School-to-work transition and subjective wellbeing in Australia
Summary: The school-to-work transition is a demanding period during an individual’s life course in all societies particularly because the educational decisions made during this period have long-lasting consequences in multiple life domains. Moreover, adverse starting points after secondary school are likely to lead to adverse outcomes that might cumulate over the life course. This study analyses subjective well-being during this sensitive period and examines the following two questions. First, how do different school-to-work transitions relate to subjective wellbeing changes? Second, how does subjective well-being develop during and after secondary schooling? As the school-to-work transition period is structured by gender, each analytical step aims to identify gender differences. Furthermore, based on life course theories, this study investigates whether adverse starting points after secondary school lead to cumulative effects in the development of subjective wellbeing.
Presenter: Dr Hans Dietrich (Institute for Employment Research (IAB))
Dr Hans Dietrich is a Senior researcher, Institut für Arbeitsmarkt- und Berufsforschung (IAB), Nürnberg and Adjunct professor at Friedrich-Alexander-Universität Erlangen/Nürnberg. His research interests include sociology of education and qualification, life course research, labour market research, school to work transitions and youth unemployment in Germany and Europe, labour market policy for young people.
Work and family life transitions and trajectories for young Australians: Insights from the children of HILDA
Summary: Young people who are emerging into adulthood face major life transitions around work and family domains. For recent cohorts of young people, the transition into adulthood is understood to be more diverse and difficult than in previous cohorts. While we know what the transitions and likely trajectories of young people (ages 16-25) are as they enter adulthood, we know relatively little about the influence of family background factors and characteristics on these different trajectories.

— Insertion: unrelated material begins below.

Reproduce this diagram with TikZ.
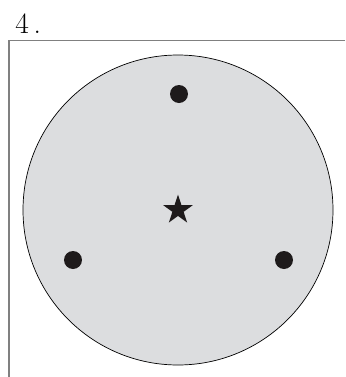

Presenters: Professor Belinda Hewitt (The University of Melbourne) & Professor Ann Evans (The Australian National University)
Professor Belinda Hewitt
Belinda Hewitt is a Professor of Sociology in the School of Social and Political Sciences at the University of Melbourne. Her research examines gender, work and family dynamics from a longitudinal and life course perspective.
Professor Ann Evans
Ann Evans is a Professor of Demography and the Dean for Higher Degree Research at the Australian National University (ANU). As a family demographer she has made a major contribution to understanding modern family dynamics in Australia. Her work is concerned with inequality in transitions in intimate relationships and decisions to have children.